Crude oil benchmarks are trading near $120 a barrel, but the actual cost of physical delivery has completely disjointed from paper markets. An almost complete shutdown of maritime transit in the Gulf has forced physical Dubai crude to clear above $160 a barrel. This severe pricing disconnect introduces an immediate inflationary shock just as financial markets expected central banks to ease interest rates.
What Changed
Ordinarily, paper benchmarks and physical spot prices track closely. Today, that relationship is broken. While Brent and West Texas Intermediate futures recently approached $120 a barrel, buyers needing actual barrels in hand are paying a steep premium. Transactions for physical Dubai crude are clearing between $150 and $166 a barrel.
This divergence shows that financial markets and physical supply chains are currently operating under different pressures. Paper contracts reflect standard market logic that supply disruptions eventually resolve, while the spot market reflects a sudden and immediate lack of available crude.
What Is Driving It
Logistics failures in the Gulf region are entirely driving the physical shortage. Traditional shipping routes through the Strait of Hormuz are closed to maritime traffic. Strategists at Rabobank note that the structural damage to global energy flows is deeper than markets initially expected, with current models showing the primary shipping corridor remaining offline through the end of April.
Even when transit resumes, the recovery of crude and refined product volumes will be slow. Industry estimates project that shipping capacity will reach only 80% of normal baseline levels by late August. This extended disruption forces traders to price in a longer period of physical tightness than earlier estimates suggested.

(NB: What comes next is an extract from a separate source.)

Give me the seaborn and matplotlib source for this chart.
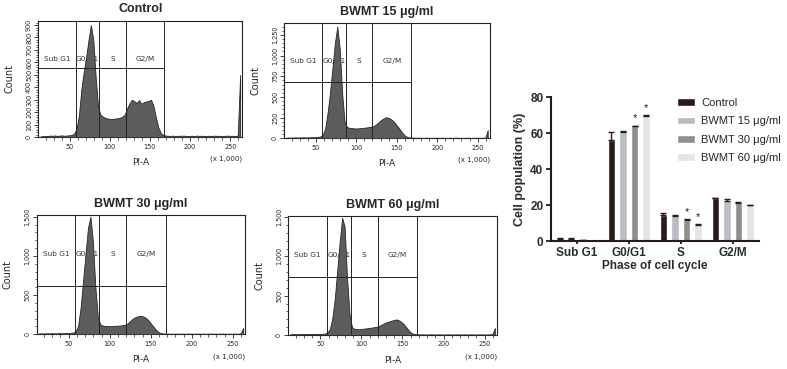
import matplotlib
matplotlib.use("Agg")
import matplotlib.pyplot as plt
import matplotlib.transforms as mtransforms
from matplotlib.ticker import MultipleLocator, FixedLocator, FuncFormatter
import numpy as np
import pandas as pd
import seaborn as sns

# ---------- flow cytometry histograms (PI-A, x 1,000) ----------
bin_edges = list(range(12, 265, 3))
bin_centers = [e + 1.5 for e in bin_edges[:-1]]

control_counts = (
    [6, 9, 11, 10, 13, 12, 14, 11, 13, 15, 12, 14, 16, 18]
    + [28, 65, 170, 380, 520, 640, 780, 900, 780, 480, 240, 180]
    + [165, 155, 150, 147, 145, 150, 152, 156, 165, 180]
    + [230, 270, 300, 290, 275, 298, 268, 282, 286, 292, 300, 250, 160, 80, 35, 18]
    + [14, 12, 11, 13, 10, 12, 11, 13, 12, 10, 11, 12, 10, 13, 11, 12,
       10, 11, 12, 10, 13, 11, 12, 10, 11, 12, 13, 11, 12, 10, 14, 500]
)
bwmt15_counts = (
    [8, 10, 9, 11, 12, 10, 12, 13, 11, 12, 14, 13, 15, 17]
    + [22, 45, 120, 310, 560, 850, 1150, 1350, 1080, 540, 200, 135]
    + [128, 124, 120, 120, 122, 125, 128, 132, 136, 140]
    + [150, 170, 195, 220, 240, 255, 250, 235, 210, 175, 140, 100, 60, 30, 15, 10]
    + [9, 8, 7, 8, 6, 7, 8, 7, 6, 8, 7, 6, 7, 8, 6, 7,
       6, 7, 8, 6, 7, 6, 7, 8, 6, 7, 6, 8, 7, 6, 10, 100]
)
bwmt30_counts = (
    [10, 12, 11, 13, 12, 14, 13, 12, 15, 14, 13, 16, 15, 18]
    + [22, 38, 110, 340, 680, 1030, 1360, 1500, 1180, 600, 220, 125]
    + [112, 106, 105, 104, 106, 108, 110, 112, 116, 120]
    + [138, 165, 195, 215, 228, 235, 232, 220, 195, 160, 120, 80, 45, 22, 12, 9]
    + [8, 9, 7, 8, 9, 7, 8, 8, 7, 9, 8, 7, 8, 9, 7, 8,
       7, 8, 9, 7, 8, 7, 8, 9, 7, 8, 7, 9, 8, 7, 12, 80]
)
bwmt60_counts = (
    [10, 11, 12, 10, 13, 12, 14, 12, 13, 15, 14, 13, 15, 16]
    + [18, 32, 75, 210, 460, 820, 1180, 1490, 1380, 720, 260, 100]
    + [78, 74, 76, 79, 82, 86, 90, 95, 100, 106]
    + [115, 132, 148, 162, 172, 182, 192, 198, 188, 168, 138, 100, 60, 30, 15, 10]
    + [9, 8, 9, 7, 8, 9, 8, 7, 9, 8, 7, 8, 9, 8, 7, 8,
       9, 7, 8, 8, 7, 9, 8, 7, 8, 9, 7, 8, 7, 9, 11, 90]
)

hist_titles = ["Control", "BWMT 15 μg/ml", "BWMT 30 μg/ml", "BWMT 60 μg/ml"]
hist_counts = [control_counts, bwmt15_counts, bwmt30_counts, bwmt60_counts]
hist_ymax = [935, 1390, 1520, 1515]
hist_yticks = [list(range(0, 901, 100)), [0, 250, 500, 750, 1000, 1250],
               [0, 500, 1000, 1500], [0, 500, 1000, 1500]]
gate_levels = [553, 685, 616, 741]
gate_edges = [58, 87, 120, 168]
region_names = ["Sub G1", "G0/G1", "S", "G2/M"]
pi_range = (11, 265)

# ---------- bar chart ----------
phases = ["Sub G1", "G0/G1", "S", "G2/M"]
groups = ["Control", "BWMT 15 μg/ml", "BWMT 30 μg/ml", "BWMT 60 μg/ml"]
control_pct = [1.4, 56.1, 14.6, 23.9]
bwmt15_pct = [1.2, 60.9, 14.2, 22.6]
bwmt30_pct = [0.7, 64.0, 12.1, 21.4]
bwmt60_pct = [0.3, 69.8, 9.2, 20.0]
control_err = [0.3, 4.5, 1.4, 0.3]
bwmt15_err = [0.5, 0.4, 0.3, 1.1]
bwmt30_err = [0.2, 0.3, 0.3, 0.3]
bwmt60_err = [0.1, 0.3, 0.4, 0.4]
significant = [[False] * 4, [False] * 4,
               [False, True, True, False], [False, True, True, False]]
bar_colors = ["#2b1a1a", "#b9bcc3", "#8e9090", "#e3e4e6"]

sns.set_style("ticks")
plt.rcParams["font.family"] = ["DejaVu Sans"]
title_font = ["Liberation Sans", "DejaVu Sans"]

fig = plt.figure(figsize=(7.87, 3.69), dpi=100)

hist_rects = [
    [0.0487, 0.628, 0.259, 0.316],
    [0.3613, 0.625, 0.261, 0.312],
    [0.0466, 0.094, 0.265, 0.323],
    [0.3664, 0.092, 0.265, 0.323],
]

comma = FuncFormatter(lambda v, p: f"{int(v):,}")

for rect, title, counts, ymax, yticks, level in zip(
    hist_rects, hist_titles, hist_counts, hist_ymax, hist_yticks, gate_levels
):
    ax = fig.add_axes(rect)
    hist_df = pd.DataFrame({"pi": bin_centers, "count": counts})
    sns.histplot(
        data=hist_df, x="pi", weights="count", bins=bin_edges, element="poly",
        fill=True, color="#5c5c5c", edgecolor="#262626", linewidth=0.6,
        alpha=1, ax=ax, zorder=3,
    )
    ax.set_xlim(*pi_range)
    ax.set_ylim(0, ymax)

    # gates
    for g in gate_edges:
        ax.axvline(g, color="#222222", lw=0.7, zorder=4)
    ax.hlines(level, pi_range[0], gate_edges[-1], color="#222222", lw=0.7, zorder=4)
    bounds = [pi_range[0]] + gate_edges
    trans = mtransforms.blended_transform_factory(ax.transData, ax.transAxes)
    for name, lo, hi in zip(region_names, bounds[:-1], bounds[1:]):
        ax.text((lo + hi) / 2, 0.67, name, transform=trans, ha="center",
                va="center", fontsize=5.3, color="#333333", zorder=2)

    for s in ax.spines.values():
        s.set_linewidth(0.8)
        s.set_color("#222222")

    ax.xaxis.set_major_locator(MultipleLocator(50))
    ax.xaxis.set_minor_locator(MultipleLocator(10))
    ax.yaxis.set_major_locator(FixedLocator(yticks))
    ax.yaxis.set_minor_locator(MultipleLocator((yticks[1] - yticks[0]) / 5))
    ax.yaxis.set_major_formatter(comma)
    ax.tick_params(which="major", direction="out", length=3, width=0.6,
                   labelsize=4.7, pad=1.5, color="#222222")
    ax.tick_params(which="minor", direction="out", length=1.8, width=0.5,
                   color="#222222")
    ax.tick_params(axis="y", labelrotation=90)
    for lab in ax.get_yticklabels():
        lab.set_va("center")

    ax.set_xlabel("PI-A", fontsize=6.5)
    ax.xaxis.set_label_coords(0.5, -0.175)
    ax.set_ylabel("Count", fontsize=7)
    ax.yaxis.set_label_coords(-0.115, 0.5)
    ax.text(1.0, -0.186, "(x 1,000)", transform=ax.transAxes, ha="right",
            va="center", fontsize=5)
    ax.set_title(title, fontsize=9, fontweight="bold", family=title_font, pad=6)

# ---------- bar chart ----------
df = pd.DataFrame({
    "phase": phases * 4,
    "group": np.repeat(groups, 4),
    "value": control_pct + bwmt15_pct + bwmt30_pct + bwmt60_pct,
})
bax = fig.add_axes([0.700, 0.346, 0.264, 0.390])
sns.barplot(
    data=df, x="phase", y="value", hue="group", hue_order=groups,
    order=phases, palette=bar_colors, width=0.89, gap=0.35,
    errorbar=None, saturation=1, ax=bax,
)
errs = [control_err, bwmt15_err, bwmt30_err, bwmt60_err]
for cont, err, sig in zip(bax.containers, errs, significant):
    xs = [b.get_x() + b.get_width() / 2 for b in cont]
    hs = [b.get_height() for b in cont]
    bax.errorbar(xs, hs, yerr=[np.zeros(len(err)), err], fmt="none",
                 ecolor="#2b1a1a", elinewidth=1, capsize=2.2, capthick=1)
    for x, h, e, s in zip(xs, hs, err, sig):
        if s:
            bax.text(x, h + e + 1.2, "*", ha="center", va="bottom",
                     fontsize=8, color="#2b1a1a", family=title_font)

bax.set_ylim(0, 80)
bax.set_xlim(-0.5, 3.5)
bax.set_yticks([0, 20, 40, 60, 80])
sns.despine(ax=bax)
for side in ["left", "bottom"]:
    bax.spines[side].set_linewidth(1.5)
    bax.spines[side].set_color("#2b1a1a")
bax.tick_params(axis="y", direction="out", length=3.5, width=1.3,
                color="#2b1a1a", pad=2)
bax.tick_params(axis="x", direction="out", length=2.2, width=1.3,
                color="#2b1a1a", pad=1.8)
for lab in bax.get_xticklabels() + bax.get_yticklabels():
    lab.set_fontweight("bold")
    lab.set_fontsize(8.5)
    lab.set_family(title_font)
    lab.set_color("#2b2b2b")
bax.set_xlabel("Phase of cell cycle", fontsize=8.5, fontweight="bold",
               family=title_font, labelpad=1, color="#2b2b2b")
bax.set_ylabel("Cell population (%)", fontsize=9, fontweight="bold",
               family=title_font, labelpad=3, color="#2b2b2b")

handles, labels = bax.get_legend_handles_labels()
bax.legend(
    handles, labels, loc="upper left", bbox_to_anchor=(677 / 787, 0.734),
    bbox_transform=fig.transFigure, frameon=False, borderpad=0,
    borderaxespad=0, handlelength=1.6, handleheight=0.7, handletextpad=0.6,
    labelspacing=0.75, prop={"family": title_font, "size": 8},
)

fig.savefig("out.png", dpi=100)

Because physical supply is restricted, analysts are rewriting their fundamental models to include a higher risk premium for the coming years. A recent client note from Rabobank strategists adjusted their baseline models upward, setting an average Brent price of $107 a barrel for the second quarter of 2026 and increasing estimates all the way into 2027.
Why It Matters
Sustained high oil prices directly challenge the current disinflation narrative in bond markets. Expensive crude acts as a tax on global consumption, placing heavy strain on energy importers like the Eurozone and Japan. For fixed income and foreign exchange desks, this physical energy shock limits the ability of central banks to cut interest rates, while immediately boosting the currencies of commodity exporters like Canada and Norway.